Hingga kini, ungkapan simpati memang terus berdatangan kepada keluarga. Dari rekan mahasiswa, pedagang kaki lima, hingga anggota Dewan dari Senayan. "Minggu pertama, pedagang datang bezuk, bahkan ngasih santunan juga," ujar Yoseph, sahabat Umbu. Kamis (2/5) siang, tiga anggota PDI-P turut membezuk Umbu. Mereka ialah Firman Jaya Daeli, Agus Tjondro Prayitno dan Nur Suhud.

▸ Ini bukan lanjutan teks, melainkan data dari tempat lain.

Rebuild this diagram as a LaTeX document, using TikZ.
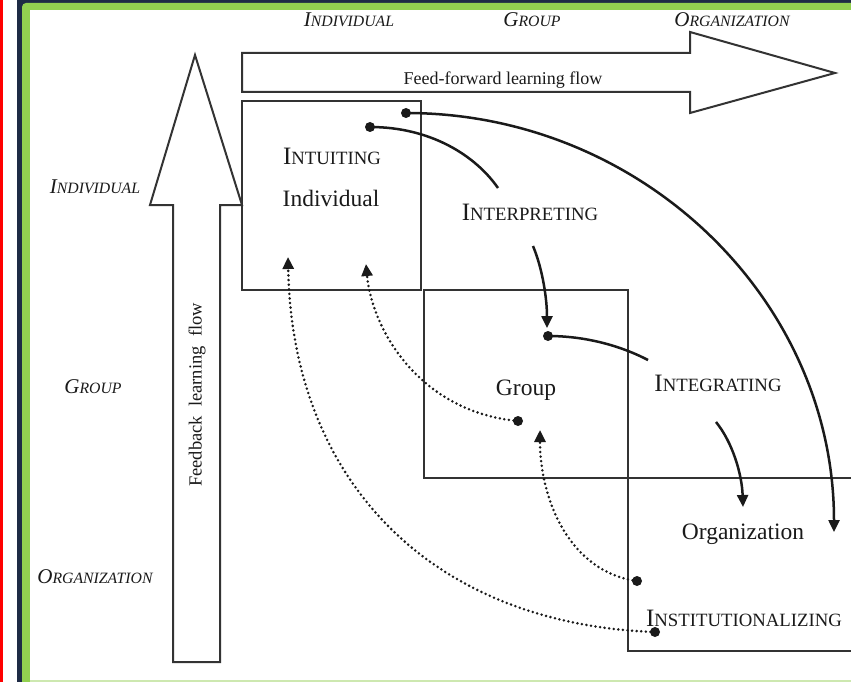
\documentclass[tikz,border=0pt]{standalone}
\usepackage{fontspec}
\setmainfont{Liberation Serif}
\usetikzlibrary{arrows.meta}

\definecolor{ink}{HTML}{1A1A1A}
\definecolor{rule}{HTML}{333333}
\definecolor{navy}{HTML}{1E2B45}
\definecolor{leaf}{HTML}{92D050}
\definecolor{leafpale}{HTML}{CDE8B0}

% fake small capitals: first letter at full size, the rest smaller
\newcommand\capsc[4]{{\fontsize{#3}{#3}\selectfont #1}{\fontsize{#4}{#4}\selectfont #2}}
\newcommand\stagename[2]{\capsc{#1}{#2}{25pt}{18.75pt}}
\newcommand\levelname[2]{\itshape\capsc{#1}{#2}{21pt}{15.75pt}}

\tikzset{
  lbl/.style={inner sep=0pt, text=ink},
  bigarrow/.style={draw=rule, line width=2pt, line join=miter, fill=white},
  boxline/.style={draw=rule, line width=2.1pt},
  dot/.style={circle, fill=ink, inner sep=0pt, minimum size=10pt},
  flow/.style={draw=ink, line width=2.5pt},
  backflow/.style={draw=ink, line width=2.8pt, dash pattern=on 0pt off 4.6pt, line cap=round},
  tip/.style={-{Triangle[length=12pt,width=11pt]}}
}

\begin{document}
\begin{tikzpicture}[x=1pt,y=-1pt]
\useasboundingbox (0,0) rectangle (851,682);

% page frame
\fill[white] (0,0) rectangle (851,682);
\fill[red] (0,0) rectangle (3,682);
\fill[navy] (17,0) rectangle (851,4);
\fill[navy] (17,0) rectangle (23,682);
\fill[leaf, rounded corners=4pt] (22,3) rectangle (870,700);
\fill[white] (30,10) rectangle (851,680);
\fill[leafpale] (30,680) rectangle (851,682);

% the two broad flow arrows
\draw[bigarrow] (173,662) -- (173,205) -- (150,205) -- (195,55) -- (242,205)
  -- (220,205) -- (220,662) -- cycle;
\draw[bigarrow] (242,53) -- (690,53) -- (690,32) -- (835,73) -- (690,113)
  -- (690,92) -- (242,92) -- cycle;
\node[lbl, font=\fontsize{18pt}{18pt}\selectfont] (ffl) at (503,80) {Feed-forward learning flow};
\node[lbl, rotate=90, font=\fontsize{18.5pt}{18.5pt}\selectfont] (fbl) at (197,395) {Feedback\ \ learning\ \ flow};

% level boxes
\draw[boxline] (242,101) rectangle (421,290);
\draw[boxline] (424,290) rectangle (628,478);
\draw[boxline] (628,478) rectangle (870,651);

% level headings
\node[lbl] (hind) at (349,20) {\levelname{I}{NDIVIDUAL}};
\node[lbl] (hgrp) at (532,20) {\levelname{G}{ROUP}};
\node[lbl] (horg) at (732,20) {\levelname{O}{RGANIZATION}};
\node[lbl] (vind) at (95,187) {\levelname{I}{NDIVIDUAL}};
\node[lbl] (vgrp) at (93,387) {\levelname{G}{ROUP}};
\node[lbl] (vorg) at (95,577) {\levelname{O}{RGANIZATION}};

% processes and levels
\node[lbl] (intuit) at (332,156) {\stagename{I}{NTUITING}};
\node[lbl, font=\fontsize{23.5pt}{23.5pt}\selectfont] (indiv) at (331,198) {Individual};
\node[lbl] (interp) at (530,212) {\stagename{I}{NTERPRETING}};
\node[lbl, font=\fontsize{23.5pt}{23.5pt}\selectfont] (group) at (526,390) {Group};
\node[lbl] (integ) at (718,383) {\stagename{I}{NTEGRATING}};
\node[lbl, font=\fontsize{23.5pt}{23.5pt}\selectfont] (organ) at (743,534) {Organization};
\node[lbl] (inst) at (744,618) {\stagename{I}{NSTITUTIONALIZING}};

% start dots
\node[dot] (d1) at (370,127) {};
\node[dot] (d2) at (406,113) {};
\node[dot] (d3) at (548,336) {};
\node[dot] (d4) at (518,421) {};
\node[dot] (d5) at (637,581) {};
\node[dot] (d6) at (655,632) {};

% free ends
\coordinate (e1) at (498,188);
\coordinate (e2) at (834,532);
\coordinate (s3) at (533,246);
\coordinate (e3) at (547,328);
\coordinate (e4) at (648,360);
\coordinate (s5) at (716,422);
\coordinate (e5) at (743,507);
\coordinate (e6) at (366,264);
\coordinate (e7) at (540,430);
\coordinate (e8) at (288,257);

% feed-forward links
\draw[flow] (d1.center) .. controls (430,127) and (475,155) .. (e1);
\draw[flow, tip] (d2.center) .. controls (642,113) and (834,300) .. (e2);
\draw[flow, tip] (s3) .. controls (543,270) and (547,300) .. (e3);
\draw[flow] (d3.center) .. controls (590,336) and (625,348) .. (e4);
\draw[flow, tip] (s5) .. controls (733,443) and (742,475) .. (e5);

% feedback links
\draw[backflow, tip] (d4.center) .. controls (420,412) and (372,330) .. (e6);
\draw[backflow, tip] (d5.center) .. controls (570,572) and (540,500) .. (e7);
\draw[backflow, tip] (d6.center) .. controls (430,624) and (292,480) .. (e8);
\end{tikzpicture}
\end{document}
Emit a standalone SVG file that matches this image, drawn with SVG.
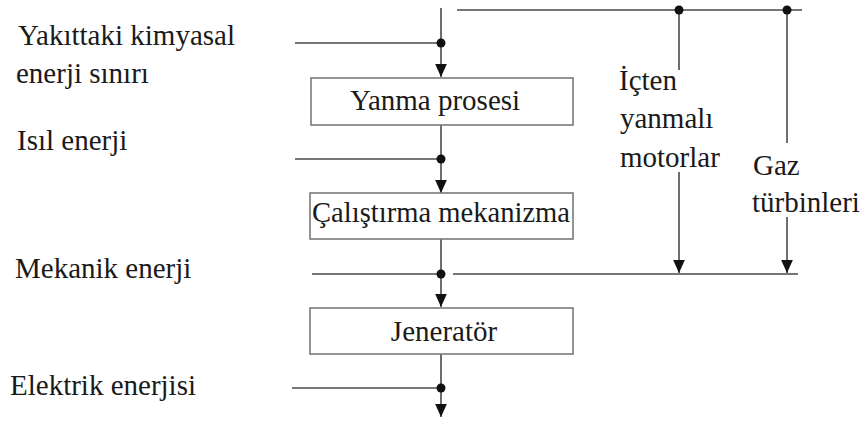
<svg xmlns="http://www.w3.org/2000/svg" width="861" height="428" viewBox="0 0 861 428">
  <style>
    .txt { font-family: "Liberation Serif", "DejaVu Serif", serif; font-size: 29px; fill: #1a1a1a; }
    .box { fill: #ffffff; stroke: #7a7a7a; stroke-width: 1.6; }
    .ln { stroke: #4a4a4a; stroke-width: 1.6; fill: none; }
    .dot { fill: #111111; }
  </style>
  <defs>
    <marker id="arrow" viewBox="0 0 10 10" refX="10" refY="5" markerWidth="13" markerHeight="13" markerUnits="userSpaceOnUse" orient="auto">
      <path d="M0,0.5 L10,5 L0,9.5 Z" fill="#111111"/>
    </marker>
  </defs>
  <rect width="861" height="428" fill="#ffffff"/>

  <g id="connectors">
    <!-- main energy trunk -->
    <line class="ln" x1="441" y1="8" x2="441" y2="77" marker-end="url(#arrow)"/>
    <line class="ln" x1="441" y1="125" x2="441" y2="193" marker-end="url(#arrow)"/>
    <line class="ln" x1="441" y1="239" x2="441" y2="307" marker-end="url(#arrow)"/>
    <line class="ln" x1="441" y1="354" x2="441" y2="417" marker-end="url(#arrow)"/>
    <!-- energy level taps -->
    <line class="ln" x1="295" y1="43" x2="441" y2="43"/>
    <line class="ln" x1="295" y1="159" x2="441" y2="159"/>
    <line class="ln" x1="312" y1="274" x2="441" y2="274"/>
    <line class="ln" x1="292" y1="388" x2="441" y2="388"/>
    <!-- bypass buses -->
    <line class="ln" x1="457" y1="10" x2="802" y2="10"/>
    <line class="ln" x1="453" y1="274" x2="798" y2="274"/>
    <!-- engine branches -->
    <line class="ln" x1="679" y1="10" x2="679" y2="70"/>
    <line class="ln" x1="679" y1="172" x2="679" y2="273" marker-end="url(#arrow)"/>
    <line class="ln" x1="787" y1="10" x2="787" y2="143"/>
    <line class="ln" x1="787" y1="217" x2="787" y2="273" marker-end="url(#arrow)"/>
    <!-- junction dots -->
    <circle class="dot" cx="441" cy="43" r="4.5"/>
    <circle class="dot" cx="441" cy="159" r="4.5"/>
    <circle class="dot" cx="441" cy="274" r="4.5"/>
    <circle class="dot" cx="441" cy="388" r="4.5"/>
    <circle class="dot" cx="679" cy="10" r="4.5"/>
    <circle class="dot" cx="787" cy="10" r="4.5"/>
  </g>

  <g id="yanma">
    <rect class="box" x="311" y="78" width="262" height="47"/>
    <text class="txt" x="435" y="110" text-anchor="middle">Yanma prosesi</text>
  </g>
  <g id="mekanizma">
    <rect class="box" x="310" y="193" width="263" height="46"/>
    <text class="txt" x="441" y="222" text-anchor="middle" textLength="258" lengthAdjust="spacingAndGlyphs">Çalıştırma mekanizma</text>
  </g>
  <g id="jenerator">
    <rect class="box" x="310" y="308" width="263" height="46"/>
    <text class="txt" x="444" y="341" text-anchor="middle">Jeneratör</text>
  </g>

  <g id="labels">
    <text class="txt" x="18" y="45">Yakıttaki kimyasal</text>
    <text class="txt" x="16" y="83">enerji sınırı</text>
    <text class="txt" x="17" y="150">Isıl enerji</text>
    <text class="txt" x="15" y="278">Mekanik enerji</text>
    <text class="txt" x="10" y="395">Elektrik enerjisi</text>
    <text class="txt" x="619" y="90">İçten</text>
    <text class="txt" x="620" y="128">yanmalı</text>
    <text class="txt" x="620" y="167">motorlar</text>
    <text class="txt" x="753" y="175">Gaz</text>
    <text class="txt" x="752" y="212">türbinleri</text>
  </g>
</svg>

Secercah harapan baru terbit. Ariance pun bisa menarik nafas lega. Ia tidak hanya berharap Umbu sembuh. Lebih dari itu, ia ingin penganiayaan Umbu tuntas di jalur hukum. 31 Mei 2005, Ariance bersama pengacara keluarga dari Perhimpunan dan Bantuan Hukum Hak Azasi Manusia (PBHI) Jhonson Panjaitan melaporkan kasus tersebut ke Polda Metro Jaya. "Saya ingin pelaku dihukum," tegas Ariance.

Untuk kesembuhan Umbu, memang mujizat Tuhan! Tapi, perkara pengusutan hukum kasus penganiayaannya, tentu bukan suatu hal yang mustahil untuk dilakukan. Apalagi, kejadian Umbu bukan yang pertama!

*: Buat Umbu yang tak pernah kukenal akrab.